For Geoffrey Canada however, it is just a start.
"You grow up in America and you're told from day one, 'This is the land of opportunity.' That everybody has an equal chance to make it in this country. And then you look at places like Harlem, and you say, 'That is absolutely a lie,'" Canada told CNN's Anderson Cooper.
"So you're trying to level the playing field between kids here in Harlem and middle class kids in a suburb?" Cooper asked.

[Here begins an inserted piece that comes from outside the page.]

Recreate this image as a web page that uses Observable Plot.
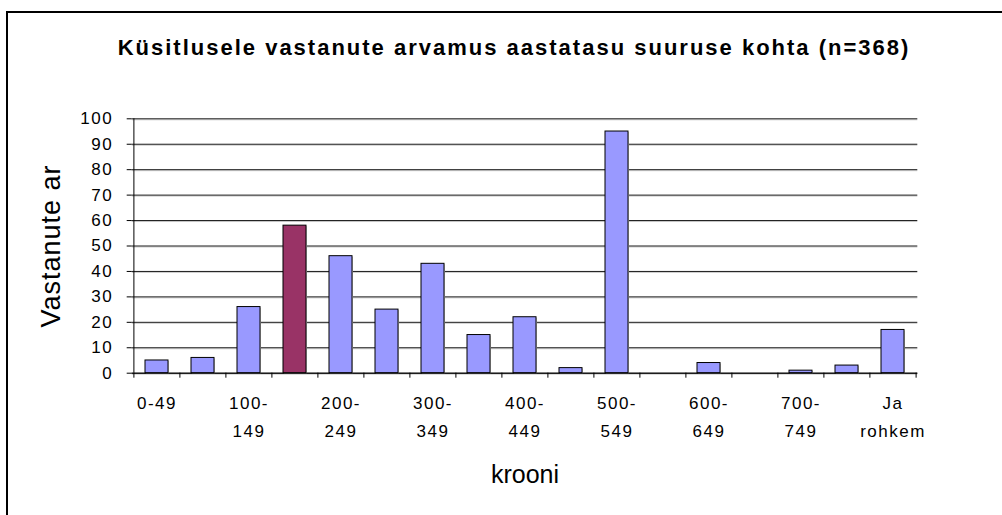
<!DOCTYPE html>
<html>
<head>
<meta charset="utf-8">
<script src="https://cdn.jsdelivr.net/npm/d3@7"></script>
<script src="https://cdn.jsdelivr.net/npm/@observablehq/plot@0.6"></script>
<style>
  html, body { margin: 0; padding: 0; background: #fff; overflow: hidden; }
  #wrap { position: relative; width: 1002px; height: 515px; }
  #border { position: absolute; left: 6px; top: 11px; width: 1100px; height: 600px; border: 2px solid #000; box-sizing: border-box; }
  #chart { position: absolute; left: 0; top: 0; }
  svg text { font-family: "Liberation Sans", Arial, sans-serif; }
</style>
</head>
<body>
<div id="wrap"><div id="border"></div><div id="chart"></div></div>
<script>
const title = "Küsitlusele vastanute arvamus aastatasu suuruse kohta (n=368)";
const yLabel = "Vastanute ar";
const xLabel = "krooni";
const categories = ["0-49","50-99","100-149","150-199","200-249","250-299","300-349","350-399","400-449","450-499","500-549","550-599","600-649","650-699","700-749","750-799","Ja rohkem"];
const counts = [5, 6, 26, 58, 46, 25, 43, 15, 22, 2, 95, 0, 4, 0, 1, 3, 17];
const tickLabels = ["0-49","","100-\n149","","200-\n249","","300-\n349","","400-\n449","","500-\n549","","600-\n649","","700-\n749","","Ja\nrohkem"];
const yTicks = [0,10,20,30,40,50,60,70,80,90,100];
const highlighted = "150-199";

const data = categories.map((c, i) => ({category: c, count: counts[i]}));
const labelOf = new Map(categories.map((c, i) => [c, tickLabels[i]]));

const W = 1002, H = 515;
const mL = 131.7, mR = 84.7, mT = 118.3, mB = 142.3;
const step = (W - mL - mR) / categories.length;

const chart = Plot.plot({
  width: W, height: H,
  marginLeft: mL, marginRight: mR, marginTop: mT, marginBottom: mB,
  style: {fontFamily: "Liberation Sans, Arial, sans-serif", background: "transparent", color: "#000"},
  x: {domain: categories, type: "band", paddingInner: 0.5, paddingOuter: 0.25, axis: null},
  y: {domain: [0, 100], axis: null},
  marks: [
    Plot.gridY(yTicks, {stroke: "#ccc", strokeOpacity: 1, dy: 1}),
    Plot.gridY(yTicks, {stroke: "#1a1a1a", strokeOpacity: 1}),
    Plot.barY(data, {x: "category", y: "count", dx: 1, dy: 1, fill: "#c8c8c8"}),
    Plot.barY(data, {x: "category", y: "count", fill: d => d.category === highlighted ? "#993366" : "#9999FF", stroke: "#000", strokeWidth: 1}),
    Plot.ruleY([0], {stroke: "#000"}),
    Plot.ruleX([categories[0]], {dx: -step / 2, stroke: "#000"}),
    Plot.axisY({ticks: yTicks, tickSize: 5, tickPadding: 14, fontSize: 17, stroke: "#000", label: null}),
    Plot.axisX({tickSize: 5, dx: -step / 2, text: null, stroke: "#000", label: null}),
    Plot.axisX({ticks: [categories[categories.length - 1]], tickSize: 5, dx: step / 2, text: null, stroke: "#000", label: null}),
    Plot.axisX({tickSize: 0, tickPadding: 16, fontSize: 17, lineHeight: 1.65, tickFormat: d => labelOf.get(d), fill: "#000", label: null}),
    Plot.text([title], {frameAnchor: "top", dx: -11, dy: -71.3, fontSize: 22, fontWeight: "bold", fill: "#000", lineAnchor: "middle", textAnchor: "middle"}),
    Plot.text([yLabel], {frameAnchor: "left", dx: -81.3, rotate: -90, fontSize: 27, fill: "#000", lineAnchor: "middle", textAnchor: "middle"}),
    Plot.text([xLabel], {frameAnchor: "bottom", dy: 102, fontSize: 25, fill: "#000", lineAnchor: "middle", textAnchor: "middle"})
  ]
});
document.getElementById("chart").appendChild(chart);

// Spacing of the glyphs, as in the reference's rendering
d3.select(chart).selectAll('g[aria-label="x-axis tick label"] text').style("letter-spacing", "1.5px");
d3.select(chart).selectAll('g[aria-label="y-axis tick label"] text').style("letter-spacing", "1.5px");
d3.select(chart).selectAll('g[aria-label="text"] text').each(function() {
  const t = this.textContent;
  if (t === title) d3.select(this).style("letter-spacing", "2px");
  else if (t === yLabel) d3.select(this).style("letter-spacing", "1px");
});
</script>
</body>
</html>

"That's exactly what we think we have to do," Canada said. "You know, if you grow up in a community where your schools are inferior, where the sounds of gunshots are a common thing, where you spend your time and energy not thinking about algebra or geometry, but about how not to get beat up, or not to get shot, or not to get raped, when you grow up like that, you don't have the same opportunity as other children growing up. And we're trying to change those odds."

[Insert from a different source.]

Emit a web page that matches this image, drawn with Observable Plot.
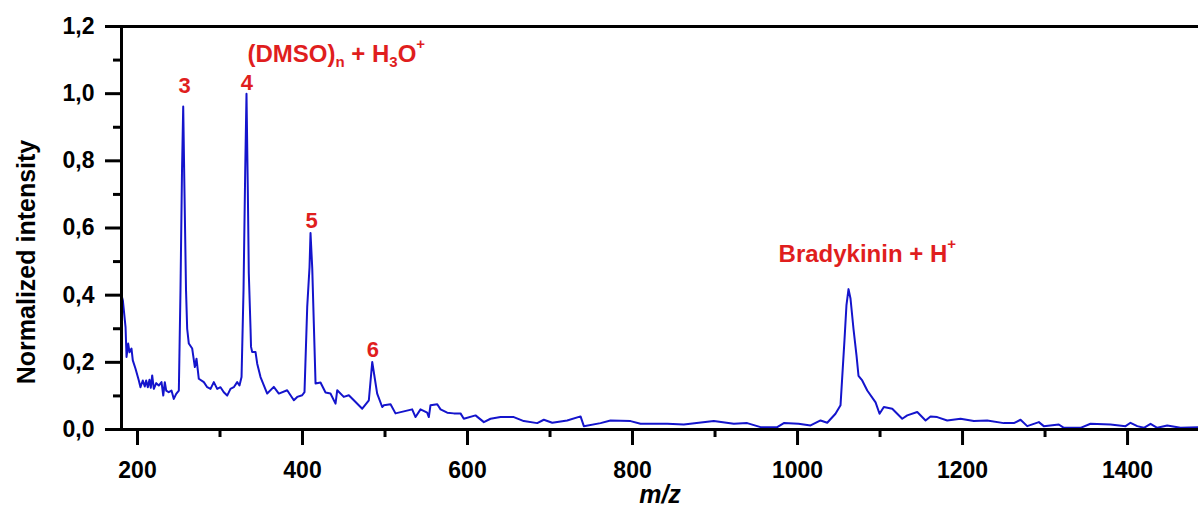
<!DOCTYPE html>
<html><head><meta charset="utf-8">
<script src="https://cdn.jsdelivr.net/npm/d3@7"></script>
<script src="https://cdn.jsdelivr.net/npm/@observablehq/plot@0.6"></script>
<style>body{margin:0;background:#fff;}</style>
</head><body><div id="chart"></div>
<script>
// m/z values and normalized intensities
const mz = [180.6,182.2,185.5,186.7,188.7,190.3,192.7,194.3,197.6,201.6,203.6,206.4,208.8,210.5,212.5,214.5,216.1,217.8,219.8,222.7,225.8,229.1,231.2,233.1,234.8,237.9,241.2,244.0,246.9,250.1,
252.1,253.9,255.4,256.9,258.8,260.2,262.2,266.3,269.5,271.5,274.3,280.4,284.5,288.5,292.5,296.6,300.6,304.6,308.7,312.7,316.7,320.8,323.6,326.1,
328.5,330.5,332.1,333.7,334.9,337.0,337.6,339.0,343.0,345.1,349.1,357.2,365.2,371.3,381.4,389.5,393.6,399.6,
402.4,405.7,408.5,409.7,411.8,413.7,415.8,421.8,427.9,433.9,440.0,442.1,450.0,456.1,462.2,472.4,480.4,484.5,490.5,496.6,498.6,506.7,512.7,522.8,532.9,537.0,543.0,551.1,553.1,555.1,563.3,567.3,575.4,583.4,591.5,595.5,609.7,619.8,627.9,640.0,656.1,668.2,684.5,692.5,702.7,720.8,737.0,741.0,761.2,773.3,797.6,809.7,842.0,862.2,898.5,922.8,939.0,955.2,975.4,983.4,1001.2,1015.8,1027.9,1036.0,1046.0,1052.1,
1056.9,1059.3,1061.8,1064.2,1067.8,1071.5,1073.9,1078.4,1084.5,1094.6,1099.4,1104.6,1114.8,1126.9,1133.0,1145.1,1155.2,1161.2,1169.3,1181.4,1197.6,1213.7,1229.9,1250.0,1262.2,1270.3,1278.4,1292.5,1298.5,1316.7,1322.8,1343.0,1355.1,1379.4,1397.6,1403.6,1411.8,1419.8,1427.9,1436.0,1448.1,1464.2,1486.0];
const intensity = [0.40,0.385,0.305,0.216,0.256,0.23,0.241,0.206,0.181,0.146,0.126,0.146,0.128,0.146,0.126,0.148,0.124,0.161,0.121,0.138,0.131,0.141,0.101,0.141,0.116,0.111,0.116,0.091,0.106,0.116,
0.415,0.764,0.962,0.713,0.415,0.30,0.256,0.241,0.186,0.211,0.151,0.141,0.126,0.121,0.141,0.121,0.126,0.111,0.101,0.121,0.126,0.141,0.131,0.156,
0.415,0.764,1.0,0.713,0.465,0.30,0.246,0.231,0.231,0.196,0.156,0.107,0.127,0.107,0.117,0.087,0.097,0.102,
0.111,0.365,0.484,0.585,0.48,0.316,0.137,0.14,0.11,0.107,0.077,0.117,0.097,0.102,0.087,0.062,0.087,0.201,0.107,0.067,0.072,0.075,0.048,0.054,0.06,0.037,0.06,0.05,0.037,0.072,0.075,0.06,0.05,0.048,0.048,0.032,0.042,0.022,0.032,0.037,0.037,0.025,0.019,0.029,0.02,0.027,0.039,0.01,0.019,0.027,0.025,0.017,0.017,0.015,0.025,0.017,0.019,0.007,0.007,0.019,0.017,0.012,0.027,0.02,0.047,0.072,
0.266,0.37,0.418,0.39,0.3,0.22,0.16,0.146,0.116,0.081,0.047,0.067,0.062,0.032,0.042,0.052,0.027,0.039,0.037,0.027,0.032,0.025,0.027,0.019,0.019,0.029,0.01,0.022,0.01,0.015,0.005,0.005,0.017,0.015,0.01,0.02,0.01,0.005,0.017,0.005,0.012,0.005,0.007];

const yTicks = [0, 0.2, 0.4, 0.6, 0.8, 1.0, 1.2];
const yMinorTicks = [0.1, 0.3, 0.5, 0.7, 0.9, 1.1];
const xTicks = [200, 400, 600, 800, 1000, 1200, 1400];
const xMinorTicks = [300, 500, 700, 900, 1100, 1300];

const peakLabels = ["3", "4", "5", "6"];
const peakLabelX = [257.0, 332.7, 410.9, 485.4];
const peakLabelY = [1.023, 1.033, 0.622, 0.238];

const ionLabels = ["(DMSO)n + H3O+", "Bradykinin + H+"];
const ionLabelX = [333.3, 977.0];
const ionLabelY = [1.118, 0.521];

const xTitle = "m/z";
const yTitle = "Normalized intensity";

const data = mz.map((m, i) => ({mz: m, v: intensity[i]}));
const red = "#e01e1e";

const chart = Plot.plot({
  width: 1198, height: 508,
  marginLeft: 121, marginRight: 0, marginTop: 26, marginBottom: 79,
  x: {domain: [180.6, 1486]},
  y: {domain: [0, 1.2]},
  style: {fontFamily: "'Liberation Sans', Arial, sans-serif", fontWeight: "bold", fontSize: "23px", color: "black", background: "white"},
  marks: [
    Plot.line(data, {x: "mz", y: "v", stroke: "#1414cc", strokeWidth: 2}),
    Plot.axisY({ticks: yTicks, tickSize: 16, tickPadding: 11, strokeWidth: 3, tickFormat: d => d.toFixed(1).replace(".", ","), label: null}),
    Plot.axisY({ticks: yMinorTicks, tickSize: 8, strokeWidth: 3, tickFormat: () => "", label: null}),
    Plot.axisX({ticks: xTicks, tickSize: 16, tickPadding: 16, strokeWidth: 3, tickFormat: d => String(d), label: null}),
    Plot.axisX({ticks: xMinorTicks, tickSize: 8, strokeWidth: 3, tickFormat: () => "", label: null}),
    Plot.ruleY([0], {strokeWidth: 3}),
    Plot.ruleY([1.2], {strokeWidth: 3}),
    Plot.ruleX([180.6], {strokeWidth: 3}),
    Plot.text(peakLabels, {x: (d, i) => peakLabelX[i], y: (d, i) => peakLabelY[i], text: d => d, fill: red, fontSize: 22, fontWeight: "bold", lineAnchor: "middle"}),
    Plot.text(ionLabels, {x: (d, i) => ionLabelX[i], y: (d, i) => ionLabelY[i], text: d => d, fill: red, fontSize: 24, fontWeight: "bold", textAnchor: "start", lineAnchor: "middle"}),
    Plot.text([yTitle], {frameAnchor: "left", text: d => d, rotate: -90, textAnchor: "middle", dx: -95, dy: 34, fontSize: 25, fontWeight: "bold", lineAnchor: "middle"}),
    Plot.text([xTitle], {frameAnchor: "bottom", text: d => d, dy: 65, fontSize: 25, fontWeight: "bold", fontStyle: "italic", lineAnchor: "middle"})
  ]
});
document.getElementById("chart").appendChild(chart);

// rich text: subscripts and superscripts
const rich = {
  "(DMSO)n + H3O+": [["(DMSO)", 0], ["n", 1], [" + H", 0], ["3", 1], ["O", 0], ["+", 2]],
  "Bradykinin + H+": [["Bradykinin + H", 0], ["+", 2]]
};
const ns = "http://www.w3.org/2000/svg";
chart.querySelectorAll("text").forEach(t => {
  const parts = rich[t.textContent];
  if (!parts) return;
  while (t.firstChild) t.removeChild(t.firstChild);
  let cur = 0;
  for (const [s, kind] of parts) {
    const ts = document.createElementNS(ns, "tspan");
    const target = kind === 1 ? 5 : kind === 2 ? -13 : 0;
    if (target !== cur) ts.setAttribute("dy", target - cur);
    cur = target;
    if (kind) ts.setAttribute("font-size", "15");
    ts.textContent = s;
    t.appendChild(ts);
  }
});
</script>
</body></html>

He's trying to change those odds on a scale never before attempted. His goal: to break the cycle of poverty in an entire neighborhood by making sure all the kids who live there go to college.
"You really believe that's possible, to break that cycle?" Cooper asked.
"I absolutely know we're gonna do it," Canada replied.
Canada remembers well what it was like to be a kid in the inner city. He grew up not far from Harlem in another tough New York neighborhood, the South Bronx.
Abandoned by his father, he and his three brothers were raised by their mother, who was barely able to get by.
"When I first found out that Superman wasn't real, I was about maybe eight. And I was talking to my mother about it. And she was like, 'No, no, no. There's no Superman.' And I started crying. I really thought he was coming to rescue us. The chaos, the violence, the danger. No hero was coming," he remembered.
A teenager, his grandparents moved to the suburbs and he went with them. He got into Bowdoin College and then the Harvard School of Education.
He's been working with kids in Harlem virtually ever since.
"You know, one of the first things kids ask me when they really get to know me, they say, 'Mr. Canada,' I say 'Yes sir.' 'Are you rich?' And I say, 'Yeah, I am.' And they're so excited, because they think I finally know somebody who has power. What they really want to ask is, 'Is there any way that you can help me figure out how to get a nice car and maybe get a house?' And I think they want someone to say 'Yes, you can.' I got out, you can get out. There's a way. And I'm gonna help you do that."
To do it, Canada decided to build his own school in the Children's Zone. Right now there are some 1,200 kids enrolled from Kindergarten through the tenth grade. It'll eventually expand all the way through the 12th grade.